The energy transition and growing circular economy challenges Middle East petrochemical developments
By Alan Gelder, Vice President, EMEARC Refining and Chemicals, and Gordon Haire, Head of Aromatics, Wood Mackenzie Chemicals
The global energy transition is the switch away from fossil fuels to renewables as the source of primary energy, primarily electricity. Electrification of the vehicle fleet is the key enabler of this transition for the transportation sector.
While legislation sets a clear direction of travel, mass adoption of these technologies will occur when they become cost competitive with internal combustion engines, which are powered by fossil fuels.
For electric vehicles, battery costs need to continue to fall. We estimate a battery cost of USD 100/kWh is required for cost competitiveness to be fully achieved. Based on our understanding of technological developments and a deep knowledge of the costs of supply of key battery metals, such as lithium and cobalt, Wood Mackenzie estimates this to be achieved within the next decade.
Over the next 10 years, the environmental impact of personal mobility will be partially offset by tighter vehicle fuel efficiency standards, such as those being adopted in Europe and China. The US is currently the only major auto market not following this path, as it considering freezing the progressive tightening of the current fuel efficiency regulations at the 2021 levels. However, the 2021 levels still require new vehicles to be more efficient than the majority currently in use.
Fuel efficiency improvements and electrification also affect the commercial transportation sectors, but to a lesser extent.
“Over the next 10 years, the environmental impact of personal mobility will be partially offset by tighter vehicle fuel efficiency standards, such as those being adopted in Europe and China.”
“Petrochemical demand growth remains strong, largely driven by rising economic activity in the developing world and the associated growth in the middle class.”
These moves have two implications for the oil market. Firstly, oil demand will continue to grow over the medium-term, peaking in the mid-2030s. Given the ongoing production decline in the upstream sector, significant new supply growth needs to be developed to satisfy global oil demand, so our medium-term crude oil price outlook is for levels higher than today.
Secondly, gasoline demand growth is slowing and will fall after peaking around 2030. The growing demand for distillates requires sustained refinery investment. And, as the energy transition accelerates, there is potential for the refining system to supply feedstocks for petrochemicals.
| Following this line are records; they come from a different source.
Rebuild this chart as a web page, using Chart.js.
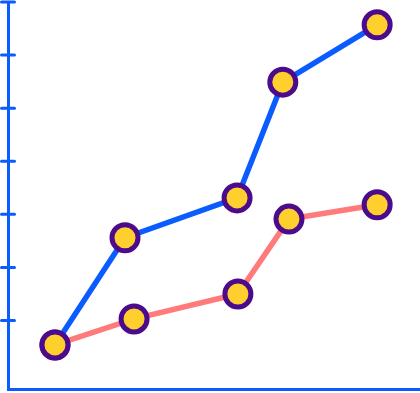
<!DOCTYPE html>
<html><head><meta charset="utf-8">
<script src="https://cdn.jsdelivr.net/npm/chart.js@4/dist/chart.umd.min.js"></script>
<style>html,body{margin:0;padding:0;background:#fff;}#wrap{width:420px;height:393px;}</style>
</head><body><div id="wrap"><canvas id="c"></canvas></div>
<script>
const blueX = [11.4, 28.4, 55.6, 66.7, 89.6];
const blueY = [0.54, 2.56, 3.31, 5.49, 6.57];
const redX = [11.4, 30.6, 55.8, 68.2, 89.6];
const redY = [0.54, 1.03, 1.50, 2.91, 3.18];
const yTicks = [1, 2, 3, 4, 5, 6, 7];

const AXIS = '#0a5cff';
const pts = (xs, ys) => xs.map((x, i) => ({x, y: ys[i]}));

const crossTicks = {
  id: 'crossTicks',
  afterDraw(chart) {
    const s = chart.scales.y, ctx = chart.ctx;
    const x0 = s.right;
    ctx.save();
    ctx.strokeStyle = AXIS; ctx.lineWidth = 3; ctx.lineCap = 'round';
    s.ticks.forEach(t => {
      const y = s.getPixelForValue(t.value);
      ctx.beginPath(); ctx.moveTo(x0 - 6.5, y); ctx.lineTo(x0 + 6.5, y); ctx.stroke();
    });
    ctx.restore();
  }
};

new Chart(document.getElementById('c'), {
  type: 'line',
  data: {
    datasets: [
      {data: pts(blueX, blueY), borderColor: '#0a5cff', borderWidth: 5.5,
       pointBackgroundColor: '#ffcf2e', pointBorderColor: '#4b0b8c', pointBorderWidth: 5, pointRadius: 13, clip: false},
      {data: pts(redX, redY), borderColor: '#ff7a7a', borderWidth: 5.5,
       pointBackgroundColor: '#ffcf2e', pointBorderColor: '#4b0b8c', pointBorderWidth: 5, pointRadius: 13, clip: false}
    ]
  },
  options: {
    responsive: true, maintainAspectRatio: false, animation: false,
    layout: {autoPadding: false, padding: {left: 8, top: 2, bottom: 4, right: 0}},
    plugins: {legend: {display: false}, tooltip: {enabled: false}},
    elements: {line: {tension: 0}},
    scales: {
      x: {type: 'linear', min: 0, max: 100,
          grid: {display: false, drawTicks: false},
          ticks: {display: false},
          border: {display: true, color: AXIS, width: 3},
          afterFit: s => { s.height = 0; }},
      y: {type: 'linear', min: -0.29, max: 7,
          grid: {display: false, drawTicks: false},
          ticks: {display: false},
          border: {display: true, color: AXIS, width: 3},
          afterBuildTicks: s => { s.ticks = yTicks.map(v => ({value: v})); },
          afterFit: s => { s.width = 0; }}
    }
  },
  plugins: [crossTicks]
});
</script></body></html>
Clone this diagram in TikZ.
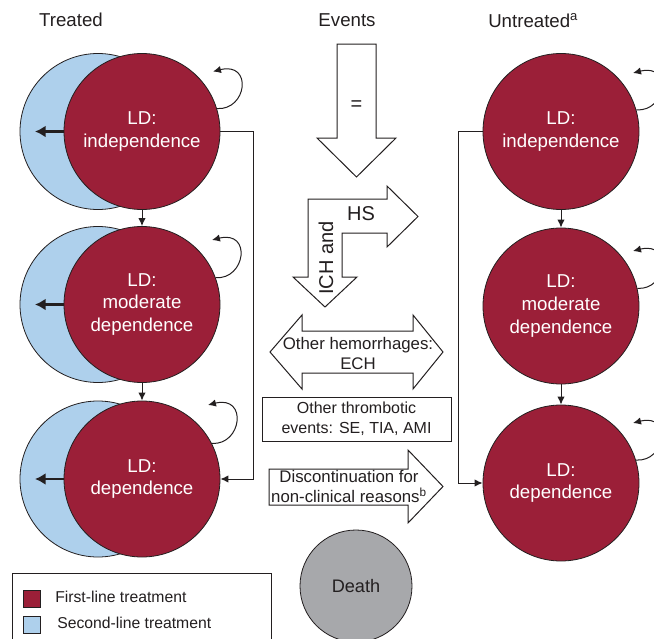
\documentclass[tikz,border=0pt]{standalone}
\usepackage{fontspec}
\setmainfont{Liberation Sans}
\usetikzlibrary{arrows.meta}
\definecolor{ldred}{RGB}{155,31,56}
\definecolor{ldblue}{RGB}{174,208,236}
\definecolor{ldgray}{RGB}{167,168,171}
\definecolor{ink}{RGB}{35,31,32}
\begin{document}
\begin{tikzpicture}[x=0.75pt,y=-0.75pt,
  redc/.style={circle, draw=ink, line width=0.6pt, fill=ldred, minimum size=117pt, inner sep=0pt, text=white, align=center, font=\fontsize{14}{17}\selectfont},
  bluec/.style={circle, draw=ink, line width=0.6pt, fill=ldblue, minimum size=117pt, inner sep=0pt},
  deathc/.style={circle, draw=ink, line width=0.6pt, fill=ldgray, minimum size=84pt, inner sep=0pt, text=ink, font=\fontsize{13.6}{16}\selectfont},
  conn/.style={draw=ink, line width=0.75pt, -{Latex[length=6pt,width=5.5pt]}},
  tharrow/.style={draw=ink, line width=2pt, -{Latex[length=8pt,width=9pt]}},
  blockarrow/.style={draw=ink, line width=0.75pt, fill=white, line join=miter},
  lbl/.style={text=ink, font=\fontsize{12.6}{15}\selectfont, align=center},
  smlbl/.style={text=ink, font=\fontsize{12}{15}\selectfont, align=center},
  leglbl/.style={text=ink, font=\fontsize{11.8}{14}\selectfont},
  biglbl/.style={text=ink, font=\fontsize{15}{18}\selectfont},
  headlbl/.style={text=ink, font=\fontsize{14}{16}\selectfont},
  legsq/.style={draw=ink, line width=0.6pt, minimum size=13pt, inner sep=0pt}
]
\useasboundingbox (0,0) rectangle (654,639);
\clip (0,0) rectangle (654,639);

% headers
\node[headlbl] (hTreated) at (71,20) {Treated};
\node[headlbl] (hEvents) at (347,20) {Events};
\node[headlbl, anchor=west, inner sep=0pt] (hUntreated) at (488,21) {Untreated\textsuperscript{a}};

% treated column
\node[bluec] (b1) at (98,131.5) {};
\node[bluec] (b2) at (98,304.5) {};
\node[bluec] (b3) at (98,479) {};
\node[redc] (t1) at (142,131.5) {LD:\\independence};
\node[redc] (t2) at (142,304.5) {LD:\\moderate\\dependence};
\node[redc] (t3) at (142,479) {LD:\\dependence};

\coordinate (a1) at (35,131.5);
\coordinate (a2) at (35,304.5);
\coordinate (a3) at (35,479);
\draw[tharrow] (t1.west) -- (a1);
\draw[tharrow] (t2.west) -- (a2);
\draw[tharrow] (t3.west) -- (a3);

\draw[conn] (t1.south) -- (t2.north);
\draw[conn] (t2.south) -- (t3.north);
\draw[conn] (t1.east) -- ++(33,0) |- (t3.east);

\draw[conn] (t1.17) .. controls +(30,2) and +(40,-10) .. ([shift={(71,-60)}]t1.center);
\draw[conn] (t2.20) .. controls +(30,2) and +(40,-10) .. ([shift={(70,-64.5)}]t2.center);
\draw[conn] (t3.27) .. controls +(30,2) and +(40,-10) .. ([shift={(66,-74)}]t3.center);

% untreated column
\node[redc] (u1) at (561,131.5) {LD:\\independence};
\node[redc] (u2) at (561,306) {LD:\\moderate\\dependence};
\node[redc] (u3) at (561,483) {LD:\\dependence};
\draw[conn] (u1.south) -- (u2.north);
\draw[conn] (u2.south) -- (u3.north);
\draw[conn] (u1.west) -- ++(-24,0) |- (u3.west);
\draw[conn] (u1.16) .. controls +(30,2) and +(40,-10) .. ([shift={(72,-58.5)}]u1.center);
\draw[conn] (u2.13) .. controls +(30,2) and +(40,-10) .. ([shift={(72,-55)}]u2.center);
\draw[conn] (u3.17) .. controls +(30,2) and +(40,-10) .. ([shift={(72,-60)}]u3.center);

% events column
\draw[blockarrow] (337,44) -- (376,44) -- (376,138) -- (396,138) -- (356.5,177) -- (317,138) -- (337,138) -- cycle;
\node[biglbl] (eq) at (356.5,106) {=};

\draw[blockarrow] (308,277) -- (293,277) -- (325,307) -- (357,277) -- (342,277) -- (342,233) -- (387,233) -- (387,247) -- (418,216.5) -- (387,186) -- (387,199) -- (308,199) -- cycle;
\node[biglbl] (hs) at (361,214) {HS};
\node[biglbl, rotate=90] (ich) at (326,258) {ICH and};

\draw[blockarrow] (270,352) -- (302,315) -- (302,331) -- (413,331) -- (413,315) -- (443,352) -- (413,389) -- (413,373) -- (302,373) -- (302,389) -- cycle;
\node[lbl] (hem) at (358,353) {Other hemorrhages:\\ECH};

\draw[blockarrow] (262,397) rectangle (451,441);
\node[smlbl] (thr) at (356.5,419) {Other thrombotic\\events: SE, TIA, AMI};

\draw[blockarrow] (269,469) -- (408,469) -- (408,450) -- (443,486.5) -- (408,523) -- (408,505) -- (269,505) -- cycle;
\node[lbl] (disc) at (349,486) {Discontinuation for\\non-clinical reasons\textsuperscript{b}};

\node[deathc] (death) at (356,586) {Death};

% legend
\draw[draw=ink, line width=0.7pt, fill=white] (12,573) rectangle (271,660);
\node[legsq, fill=ldred] (lg1) at (32,599) {};
\node[legsq, fill=ldblue] (lg2) at (32,625) {};
\node[leglbl, anchor=west, inner sep=0pt] (lt1) at (55,597) {First-line treatment};
\node[leglbl, anchor=west, inner sep=0pt] (lt2) at (57,623) {Second-line treatment};
\end{tikzpicture}
\end{document}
Petrochemical demand growth remains strong, largely driven by rising economic activity in the developing world and the associated growth in the middle class and their switch to more energy/petrochemical intensive lifestyles. Globally, petrochemical demand growth is higher than global GDP growth. However, in the OECD, the ageing population and fall in working age population will be a drag on that future demand growth.
A bigger threat to demand growth could be higher recycling rates and a ban on single-use plastics. The total size of the commodity polymer market is around 300 million tons per year, but less than 10% of polymers are recycled. The exception is PET, for which over 50% is collected and recycled. Most of the other polymers have almost no recycle position.
PET has such a strong recycling position, as the majority of PET bottles are clear and do not use layered polymer structures. Also, the recycled PET has a developed market outlet into polyester fibre for clothing.
There is clearly growing pressure from governments and brand owners to increase recycling rates. This will impact polymers differently; we think the polymers that are going to come under the most pressure are those with single-trip applications and no recycle agenda. So simplistically this could even promote PET applications at one end of the agenda and discourage the use of polystyrene at the other.
However, we believe these recycling targets will take time to implement, as collection is complex (given the range of different polymers) and significant investment in recycling capacity is required in the markets where the waste is generated, as China has stopped importing such waste.
While we recognize that recycling mandates have the potential to subdue demand, given the practicalities, we expect a measured pace of implementation. This is one of the key reasons why our petrochemical growth rates weaken from “global GDP plus” to “global GDP parity” over the next decade or so.
There is the sustained need for petrochemical investment to satisfy demand growth. The traditional approaches of choosing between low-cost feedstocks (often located far from end-use markets) or naphtha-based feed (located close to the petrochemical demand centres) are being supplemented by crude-to-chemical facilities.
“A bigger threat to demand growth could be higher recycling rates and a ban on single-use plastics.”
These new integrated refinery/petrochemical facilities that are being readied for commercial operation in China are transforming both the refining and chemical landscape. The yield of chemicals from these second-generation facilities is typically about half of crude processed, rather than 10 – 15% for first generation, traditional sites.
The sites are expected to occupy the first quartile in global competitiveness, so will be highly utilised once fully operational. Their impact on the chemicals market is more dramatic than refining, due to the different scale of the global gasoline and aromatics markets, but the start-up of these facilities will certainly affect both, weakening refining and chemical margins in Asia and beyond.
These facilities and those due to follow will improve China’s self-sufficiency for ethylene and its derivatives, which will challenge the future growth of Middle East petrochemical exports.
For Middle East petrochemical companies, global competitiveness becomes even more important as the global energy transition unfolds.